この「むずかしいことをやさしく、やさしいことをふかく……」という言葉が大好きで、PCのデスクトップに大きく表示していたこともあります。
いろいろな意味が込められていると思うんですが、
「作品は、観客のためにあるもの」
「言葉は、受け取る人のためにあるもの」
ということを思い出させてくれる言葉だと、私は考えています。

物書きが原稿を書く場合にも、日常の会話の中でも、この言葉で語られているのとは真逆のことが起きる場合がありますね。
易しい事柄を、妙に難しそうに語ってしまったり。
深い事柄を、雑に型にはめて単純化してしまったり

こういうことは、言葉を発する側が、受け取る相手のことより自分の気持ちよさを優先しているときに起きるんじゃないかと思うんです。

難しいことを語っているような気分になるのも、物事を分析できているような気分になるのも、語っている側は気持ちがよくて、ついその状態に酔ってしまうんですよね。
でも受け止める側の視点に立つと、楽しくも面白くもなく、何よりもメッセージが伝わってこなくて、何もいいとこがない。

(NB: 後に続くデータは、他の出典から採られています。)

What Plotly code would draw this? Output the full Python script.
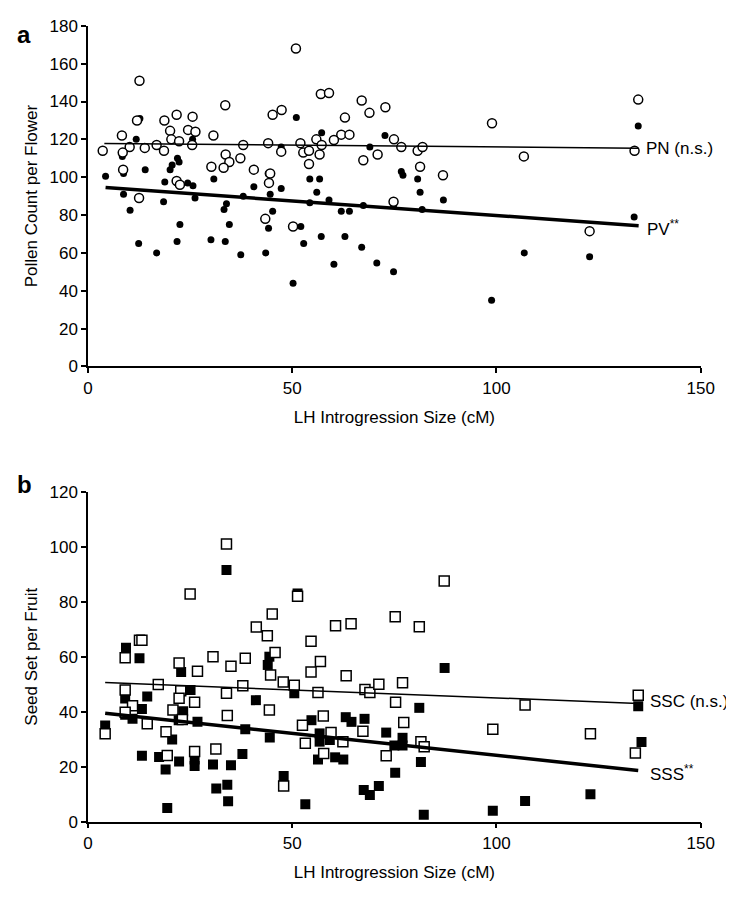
import plotly.graph_objects as go

# ---------------- Panel a: pollen counts ----------------
pn_x = [3.6, 12.6, 50.9, 57, 12, 18.7, 21.7, 25.6, 20.1, 24.5, 26.3, 20.4, 22.3, 25.5, 8.3, 10.2, 8.5, 13.9,
        16.8, 18.6, 30.7, 33.6, 38, 33.7, 34.6, 37.3, 33.2, 30.2, 40.6, 45.2, 47.4, 44.1, 47.3, 52, 52.7, 54.1,
        55.9, 56.7, 54.1, 44.6, 44.3, 8.6, 21.7, 22.5, 12.5, 43.4, 50.2,
        59, 67, 72.8, 68.9, 62.9, 98.9, 62, 64, 60.2, 57.2, 74.9, 76.7, 80.7, 81.9, 70.9, 67.4, 81.3, 86.9,
        106.7, 74.8, 134.7, 133.8, 122.8]
pn_y = [114, 151, 168, 144, 130, 130, 133, 132, 124.5, 125, 124, 120, 119, 117, 122, 116, 113, 115.5,
        117, 114, 122, 138, 117, 112, 108, 110, 105, 105.5, 104, 133, 135.5, 118, 113.5, 118, 113, 114,
        120, 112, 107, 102, 97, 104, 98, 96, 89, 78, 74,
        144.5, 140.5, 137, 134, 131.5, 128.5, 122.5, 122.5, 119.7, 117, 120, 116, 114, 116, 112, 109, 105.5, 101,
        111, 87, 141, 114, 71.5]

pv_x = [4.3, 12.7, 11.8, 8.4, 8.7, 14, 21.9, 22.3, 20.6, 20.1, 25.6, 18.8, 24.4, 25.7, 30.8, 8.7, 18.5, 26.2,
        10.3, 33.9, 33.3, 38, 40.6, 44.1, 47.3, 47.3, 44.6, 51, 57.2, 54.3, 56.7, 56, 54.3, 45.2,
        22.5, 34.6, 44.2, 52.1, 57.1, 12.4, 21.8, 30.1, 33.6, 52.8, 16.8, 37.4, 43.5, 50.2,
        72.7, 69, 76.7, 77.1, 80.7, 81.3, 87, 59, 67.4, 74.8, 62, 64, 81.8,
        62.9, 67, 60.2, 70.7, 74.8, 98.8, 106.8, 134.7, 133.7, 122.8]
pv_y = [100.5, 131, 120, 111, 102, 104, 110, 108, 106.5, 104, 120, 97.5, 97, 95.5, 99, 91, 87, 89,
        82.5, 86, 83, 90, 95, 102, 116, 94, 91, 131.5, 123.5, 99, 99, 92, 86.5, 82,
        75, 75, 73, 74, 68.7, 65, 66, 67, 66, 65, 60, 59, 60, 44,
        122, 116, 103, 101, 99, 92, 88, 88, 85, 85, 82, 82, 83,
        68.7, 63, 54, 54.7, 50, 35, 60, 127, 79, 58]

# trend lines (end points)
pn_fit_x = [4.0, 134.7]
pn_fit_y = [117.8, 115.3]
pv_fit_x = [4.3, 134.8]
pv_fit_y = [94.5, 74.4]

# ---------------- Panel b: seed set ----------------
ssc_x = [4.2, 33.9, 25, 51.3, 45.1, 41.2, 43.9, 54.6, 12.6, 13.2, 30.6, 38.5, 45.8, 9.1, 56.9, 22.3,
         87.2, 75.2, 64.4, 60.6, 81.1,
         35, 26.8, 44.7, 47.8, 50.5, 54.6, 17.2, 9.1, 22.7, 22.3, 26.1, 20.8, 10.9, 9.1, 14.5, 23.1, 33.9,
         37.9, 34.1, 44.4, 56.3, 52.5, 53.2, 19.1, 19.4, 26.1, 31.3, 47.9,
         63.2, 67.8, 69, 71.2, 77, 75.3, 77.3, 57.6, 67.3, 59.5, 62.4, 57.7, 73, 81.5, 82.3, 99.1, 107,
         123, 134.7, 134]
ssc_y = [32, 101, 82.8, 82, 75.5, 70.8, 67.6, 65.6, 66, 66, 60, 59.4, 61.5, 59.6, 58.3, 57.7,
         87.5, 74.5, 72, 71.3, 70.9,
         56.5, 54.7, 53.3, 50.8, 49.6, 54.4, 49.9, 47.9, 47.6, 44.9, 43.4, 40.6, 42.2, 39.8, 35.6, 37.2, 46.7,
         49.4, 38.6, 40.6, 47, 35.1, 28.5, 32.7, 24.1, 25.5, 26.4, 13,
         53.1, 48.1, 47, 50, 50.5, 43.4, 36.1, 38.4, 32.9, 32.4, 29.1, 24.8, 24, 29.1, 27.2, 33.6, 42.4,
         32, 46, 25]

sss_x = [4.2, 33.9, 9.3, 12.6, 44.4, 44, 51.3,
         22.8, 25.1, 14.5, 9.1, 13.2, 10.9, 9.1, 23.3, 22.2, 26.8, 38.5, 44.5, 41.1, 50.5, 54.7, 56.7, 56.7,
         56.3, 20.6, 13.2, 17.4, 22.3, 26.1, 26.1, 19, 30.6, 35, 37.8, 31.4, 34.1, 34.3, 19.4, 53.2, 47.9,
         87.3, 81.1, 63.1, 64.5, 67.7, 73, 59.2, 60.5, 62.5, 77, 75, 77, 81.5, 75.2, 67.5, 69, 71.2, 82.2,
         99.1, 107, 123, 134.7, 135.5]
sss_y = [35, 91.5, 63.3, 59.4, 60, 57, 83,
         54.4, 47.9, 45.5, 44.8, 41, 37.4, 38.9, 40.2, 36.9, 36.3, 33.6, 30.6, 44.2, 46.7, 36.9, 32.1, 29.1,
         22.6, 29.9, 24, 23.5, 21.9, 22.6, 20.2, 19, 20.8, 20.5, 24.6, 12.1, 13.4, 7.4, 5, 6.3, 16.6,
         55.9, 41.4, 38, 36.3, 37.4, 32.4, 29.7, 23.4, 22.6, 30.5, 27.7, 27.7, 21.7, 17.8, 11.5, 9.7, 13, 2.5,
         4, 7.5, 10, 42, 29]

ssc_fit_x = [4.2, 134.7]
ssc_fit_y = [50.6, 43.0]
sss_fit_x = [4.2, 134.7]
sss_fit_y = [39.4, 18.6]

a_yticks = [0, 20, 40, 60, 80, 100, 120, 140, 160, 180]
b_yticks = [0, 20, 40, 60, 80, 100, 120]
x_ticks = [0, 50, 100, 150]

FONT = "Liberation Sans, Arial, sans-serif"

fig = go.Figure()

# panel a
fig.add_trace(go.Scatter(x=pv_x, y=pv_y, mode="markers", xaxis="x", yaxis="y",
                         marker=dict(symbol="circle", size=7, color="black", line=dict(width=0))))
fig.add_trace(go.Scatter(x=pn_x, y=pn_y, mode="markers", xaxis="x", yaxis="y",
                         marker=dict(symbol="circle", size=9, color="white", line=dict(width=1.5, color="black"))))
fig.add_trace(go.Scatter(x=pn_fit_x, y=pn_fit_y, mode="lines", xaxis="x", yaxis="y",
                         line=dict(color="black", width=1.5)))
fig.add_trace(go.Scatter(x=pv_fit_x, y=pv_fit_y, mode="lines", xaxis="x", yaxis="y",
                         line=dict(color="black", width=3.5)))

# panel b
fig.add_trace(go.Scatter(x=sss_x, y=sss_y, mode="markers", xaxis="x2", yaxis="y2",
                         marker=dict(symbol="square", size=10, color="black", line=dict(width=0))))
fig.add_trace(go.Scatter(x=ssc_x, y=ssc_y, mode="markers", xaxis="x2", yaxis="y2",
                         marker=dict(symbol="square", size=10, color="white", line=dict(width=1.5, color="black"))))
fig.add_trace(go.Scatter(x=ssc_fit_x, y=ssc_fit_y, mode="lines", xaxis="x2", yaxis="y2",
                         line=dict(color="black", width=1.5)))
fig.add_trace(go.Scatter(x=sss_fit_x, y=sss_fit_y, mode="lines", xaxis="x2", yaxis="y2",
                         line=dict(color="black", width=3.5)))

W, H = 734, 900
xdom = [77 / W, 706 / W]
ya_dom = [1 - 357 / H, 1 - 9 / H]
yb_dom = [1 - 822 / H, 1 - 485 / H]

axis_common = dict(showgrid=False, zeroline=False, showline=True, linecolor="black", linewidth=1.5,
                   ticks="outside", ticklen=5, tickwidth=1.5, tickcolor="black",
                   tickfont=dict(family=FONT, size=17, color="black"),
                   title_font=dict(family=FONT, size=17, color="black"))

fig.update_layout(
    width=W, height=H, showlegend=False,
    paper_bgcolor="white", plot_bgcolor="white",
    margin=dict(l=0, r=0, t=0, b=0),
    xaxis=dict(domain=xdom, anchor="y", range=[0, 150], tickvals=x_ticks,
               title=dict(text="LH Introgression Size (cM)", standoff=14), **axis_common),
    yaxis=dict(domain=ya_dom, anchor="x", range=[0, 180], tickvals=a_yticks,
               title=dict(text="Pollen Count per Flower", standoff=8), **axis_common),
    xaxis2=dict(domain=xdom, anchor="y2", range=[0, 150], tickvals=x_ticks,
                title=dict(text="LH Introgression Size (cM)", standoff=14), **axis_common),
    yaxis2=dict(domain=yb_dom, anchor="x2", range=[0, 120], tickvals=b_yticks,
                title=dict(text="Seed Set per Fruit", standoff=8), **axis_common),
)

lab_font = dict(family=FONT, size=17, color="black")
fig.add_annotation(x=pn_fit_x[1], y=pn_fit_y[1], xref="x", yref="y", text="PN (n.s.)", showarrow=False,
                   xanchor="left", xshift=6, font=lab_font)
fig.add_annotation(x=pv_fit_x[1], y=pv_fit_y[1], xref="x", yref="y", text="PV<sup>**</sup>", showarrow=False,
                   xanchor="left", xshift=6, yshift=-2, font=lab_font)
fig.add_annotation(x=ssc_fit_x[1], y=ssc_fit_y[1], xref="x2", yref="y2", text="SSC (n.s.)", showarrow=False,
                   xanchor="left", xshift=10, yshift=2, font=lab_font)
fig.add_annotation(x=sss_fit_x[1], y=sss_fit_y[1], xref="x2", yref="y2", text="SSS<sup>**</sup>", showarrow=False,
                   xanchor="left", xshift=10, yshift=-2, font=lab_font)

fig.add_annotation(x=2 / W, y=1 - 2 / H, xref="paper", yref="paper", text="<b>a</b>", showarrow=False,
                   xanchor="left", yanchor="top", font=dict(family=FONT, size=24, color="black"))
fig.add_annotation(x=2 / W, y=1 - 462 / H, xref="paper", yref="paper", text="<b>b</b>", showarrow=False,
                   xanchor="left", yanchor="top", font=dict(family=FONT, size=24, color="black"))

fig.write_html("out.html")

井上ひさしさんの言う「むずかしいことをやさしく、やさしいことをふかく……」という伝え方は、相手への配慮と想像力に満ちています。
だから、読み返す度に私は、
「あなたの書いている原稿は、自分本位になってない?」
「あなたはただ、自分の言葉に酔っているだけじゃない?」
と、自分に問いかけられているような気持ちになります。